Short task:
Leave the pictures out and quote every line from the start of the listing to the line with "const refDrift = [-0.08, 0.08];", inclusive.

Provided data:

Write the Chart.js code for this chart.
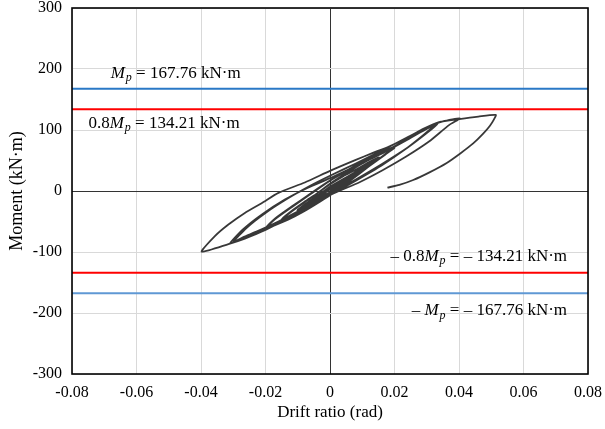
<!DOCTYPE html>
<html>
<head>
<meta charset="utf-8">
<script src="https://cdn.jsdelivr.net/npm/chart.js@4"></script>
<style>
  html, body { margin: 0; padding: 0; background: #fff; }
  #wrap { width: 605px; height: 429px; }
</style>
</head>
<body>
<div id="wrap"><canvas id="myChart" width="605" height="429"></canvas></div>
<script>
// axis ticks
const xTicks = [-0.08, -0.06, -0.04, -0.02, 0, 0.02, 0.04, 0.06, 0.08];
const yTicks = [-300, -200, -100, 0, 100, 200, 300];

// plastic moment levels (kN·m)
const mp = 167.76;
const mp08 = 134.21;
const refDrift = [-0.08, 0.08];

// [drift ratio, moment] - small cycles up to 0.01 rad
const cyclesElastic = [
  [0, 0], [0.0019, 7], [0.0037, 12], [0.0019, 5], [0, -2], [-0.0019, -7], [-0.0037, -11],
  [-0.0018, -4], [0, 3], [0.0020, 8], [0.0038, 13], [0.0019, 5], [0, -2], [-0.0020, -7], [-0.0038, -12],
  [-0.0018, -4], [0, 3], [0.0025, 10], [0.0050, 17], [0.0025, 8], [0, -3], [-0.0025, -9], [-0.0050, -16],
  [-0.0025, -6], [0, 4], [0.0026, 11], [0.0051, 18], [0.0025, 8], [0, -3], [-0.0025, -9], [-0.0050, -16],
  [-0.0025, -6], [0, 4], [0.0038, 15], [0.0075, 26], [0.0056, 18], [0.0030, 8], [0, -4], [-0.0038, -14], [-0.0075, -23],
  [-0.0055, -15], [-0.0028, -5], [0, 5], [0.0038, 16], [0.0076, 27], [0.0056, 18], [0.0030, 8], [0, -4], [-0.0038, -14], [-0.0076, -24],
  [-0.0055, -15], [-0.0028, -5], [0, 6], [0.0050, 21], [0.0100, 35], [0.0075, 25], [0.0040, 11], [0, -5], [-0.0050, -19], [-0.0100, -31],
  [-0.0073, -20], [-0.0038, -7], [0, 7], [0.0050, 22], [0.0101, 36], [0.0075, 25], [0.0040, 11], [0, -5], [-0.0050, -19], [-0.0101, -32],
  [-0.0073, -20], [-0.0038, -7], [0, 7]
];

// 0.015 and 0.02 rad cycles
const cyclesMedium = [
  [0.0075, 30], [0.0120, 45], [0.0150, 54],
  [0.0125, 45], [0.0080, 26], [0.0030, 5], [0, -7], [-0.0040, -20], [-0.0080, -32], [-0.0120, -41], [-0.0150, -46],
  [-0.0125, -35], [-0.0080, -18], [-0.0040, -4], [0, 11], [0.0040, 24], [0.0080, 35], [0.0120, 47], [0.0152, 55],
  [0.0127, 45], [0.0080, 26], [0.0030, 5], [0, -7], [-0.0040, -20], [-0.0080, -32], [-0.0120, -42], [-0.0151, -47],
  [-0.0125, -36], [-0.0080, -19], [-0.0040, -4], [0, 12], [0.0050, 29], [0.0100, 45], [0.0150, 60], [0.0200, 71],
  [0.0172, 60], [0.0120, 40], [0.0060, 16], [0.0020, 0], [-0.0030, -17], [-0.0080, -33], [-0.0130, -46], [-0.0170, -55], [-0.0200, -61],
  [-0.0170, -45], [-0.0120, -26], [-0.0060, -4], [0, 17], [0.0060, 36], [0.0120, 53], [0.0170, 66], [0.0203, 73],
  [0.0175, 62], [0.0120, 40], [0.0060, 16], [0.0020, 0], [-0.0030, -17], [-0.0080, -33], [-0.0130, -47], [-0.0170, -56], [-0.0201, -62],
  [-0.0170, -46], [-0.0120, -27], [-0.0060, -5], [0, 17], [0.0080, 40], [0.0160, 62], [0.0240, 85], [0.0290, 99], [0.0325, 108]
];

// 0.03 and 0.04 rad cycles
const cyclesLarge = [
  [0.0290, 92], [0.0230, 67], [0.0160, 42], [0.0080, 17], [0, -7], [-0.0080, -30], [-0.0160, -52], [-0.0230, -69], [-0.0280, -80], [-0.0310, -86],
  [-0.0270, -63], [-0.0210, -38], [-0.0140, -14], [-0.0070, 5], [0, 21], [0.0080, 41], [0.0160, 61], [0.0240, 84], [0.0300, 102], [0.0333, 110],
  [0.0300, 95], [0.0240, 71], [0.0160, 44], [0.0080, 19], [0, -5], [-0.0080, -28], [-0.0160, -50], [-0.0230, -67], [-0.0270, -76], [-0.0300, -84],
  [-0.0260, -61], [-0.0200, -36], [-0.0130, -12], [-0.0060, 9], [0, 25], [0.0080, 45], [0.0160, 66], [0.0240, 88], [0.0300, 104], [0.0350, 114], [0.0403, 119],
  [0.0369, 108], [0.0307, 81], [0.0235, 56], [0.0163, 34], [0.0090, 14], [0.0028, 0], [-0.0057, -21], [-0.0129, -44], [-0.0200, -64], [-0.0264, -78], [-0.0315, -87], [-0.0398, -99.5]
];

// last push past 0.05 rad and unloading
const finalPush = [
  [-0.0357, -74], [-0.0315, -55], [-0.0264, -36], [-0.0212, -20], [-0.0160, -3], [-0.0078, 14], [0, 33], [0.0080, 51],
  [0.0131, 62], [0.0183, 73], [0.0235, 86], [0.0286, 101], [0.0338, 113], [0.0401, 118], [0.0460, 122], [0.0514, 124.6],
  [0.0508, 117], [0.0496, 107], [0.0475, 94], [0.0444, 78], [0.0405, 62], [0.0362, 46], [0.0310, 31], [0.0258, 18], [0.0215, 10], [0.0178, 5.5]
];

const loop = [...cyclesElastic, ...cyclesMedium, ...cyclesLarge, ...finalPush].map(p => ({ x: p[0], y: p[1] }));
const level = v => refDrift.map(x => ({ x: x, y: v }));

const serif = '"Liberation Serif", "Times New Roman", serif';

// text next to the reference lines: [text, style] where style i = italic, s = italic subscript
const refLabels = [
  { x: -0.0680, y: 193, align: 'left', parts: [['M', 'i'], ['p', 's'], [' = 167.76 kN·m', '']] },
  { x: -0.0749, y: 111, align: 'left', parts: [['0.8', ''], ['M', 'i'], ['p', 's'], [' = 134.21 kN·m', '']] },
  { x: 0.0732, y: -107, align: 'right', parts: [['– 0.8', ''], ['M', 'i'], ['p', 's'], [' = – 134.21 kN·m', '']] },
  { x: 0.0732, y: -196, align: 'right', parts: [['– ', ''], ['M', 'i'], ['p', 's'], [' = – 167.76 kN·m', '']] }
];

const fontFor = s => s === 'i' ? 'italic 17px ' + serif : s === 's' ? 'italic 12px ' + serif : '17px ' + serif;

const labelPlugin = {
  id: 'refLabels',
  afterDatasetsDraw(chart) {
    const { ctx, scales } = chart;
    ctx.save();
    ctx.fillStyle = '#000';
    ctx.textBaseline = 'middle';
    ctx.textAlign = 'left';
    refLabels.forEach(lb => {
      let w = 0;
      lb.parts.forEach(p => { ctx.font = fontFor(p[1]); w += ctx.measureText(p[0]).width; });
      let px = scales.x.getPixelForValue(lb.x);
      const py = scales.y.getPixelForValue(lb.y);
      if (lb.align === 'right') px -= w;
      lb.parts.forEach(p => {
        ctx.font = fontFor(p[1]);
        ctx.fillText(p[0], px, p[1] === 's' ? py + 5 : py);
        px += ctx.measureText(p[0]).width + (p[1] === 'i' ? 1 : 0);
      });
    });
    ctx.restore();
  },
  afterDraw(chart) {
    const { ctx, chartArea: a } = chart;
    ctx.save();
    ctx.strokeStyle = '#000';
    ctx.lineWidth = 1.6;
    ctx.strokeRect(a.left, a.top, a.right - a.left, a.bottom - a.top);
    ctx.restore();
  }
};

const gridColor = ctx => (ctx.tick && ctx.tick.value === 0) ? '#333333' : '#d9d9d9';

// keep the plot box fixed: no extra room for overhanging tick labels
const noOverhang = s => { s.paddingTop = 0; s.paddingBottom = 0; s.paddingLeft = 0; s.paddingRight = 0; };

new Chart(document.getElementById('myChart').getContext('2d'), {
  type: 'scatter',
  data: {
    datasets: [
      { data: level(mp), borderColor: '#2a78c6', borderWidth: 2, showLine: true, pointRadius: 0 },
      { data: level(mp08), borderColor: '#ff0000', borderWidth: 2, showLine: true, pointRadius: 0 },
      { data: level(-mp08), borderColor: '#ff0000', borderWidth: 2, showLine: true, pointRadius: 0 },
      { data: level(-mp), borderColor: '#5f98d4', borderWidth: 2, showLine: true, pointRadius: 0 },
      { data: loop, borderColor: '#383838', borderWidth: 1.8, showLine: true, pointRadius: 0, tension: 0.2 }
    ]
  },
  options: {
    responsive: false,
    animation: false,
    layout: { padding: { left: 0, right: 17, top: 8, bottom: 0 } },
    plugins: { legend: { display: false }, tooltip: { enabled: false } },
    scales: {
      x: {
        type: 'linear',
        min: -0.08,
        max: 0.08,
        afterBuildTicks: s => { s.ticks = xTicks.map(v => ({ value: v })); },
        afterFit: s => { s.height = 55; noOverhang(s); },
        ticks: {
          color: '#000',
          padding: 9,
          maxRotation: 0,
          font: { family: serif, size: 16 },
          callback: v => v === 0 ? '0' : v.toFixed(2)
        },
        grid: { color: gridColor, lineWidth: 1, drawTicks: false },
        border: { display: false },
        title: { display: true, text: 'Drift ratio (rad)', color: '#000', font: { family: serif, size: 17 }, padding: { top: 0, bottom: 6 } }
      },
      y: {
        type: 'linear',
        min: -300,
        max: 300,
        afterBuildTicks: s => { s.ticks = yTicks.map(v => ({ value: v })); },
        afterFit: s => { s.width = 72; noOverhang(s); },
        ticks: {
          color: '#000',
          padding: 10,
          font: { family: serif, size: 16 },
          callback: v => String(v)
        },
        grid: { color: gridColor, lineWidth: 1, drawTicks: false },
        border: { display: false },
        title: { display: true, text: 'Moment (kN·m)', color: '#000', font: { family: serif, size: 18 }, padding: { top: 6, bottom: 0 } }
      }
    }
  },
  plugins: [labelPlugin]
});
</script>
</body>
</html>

Full solution:
Write the Chart.js code for this chart.
<!DOCTYPE html>
<html>
<head>
<meta charset="utf-8">
<script src="https://cdn.jsdelivr.net/npm/chart.js@4"></script>
<style>
  html, body { margin: 0; padding: 0; background: #fff; }
  #wrap { width: 605px; height: 429px; }
</style>
</head>
<body>
<div id="wrap"><canvas id="myChart" width="605" height="429"></canvas></div>
<script>
// axis ticks
const xTicks = [-0.08, -0.06, -0.04, -0.02, 0, 0.02, 0.04, 0.06, 0.08];
const yTicks = [-300, -200, -100, 0, 100, 200, 300];

// plastic moment levels (kN·m)
const mp = 167.76;
const mp08 = 134.21;
const refDrift = [-0.08, 0.08];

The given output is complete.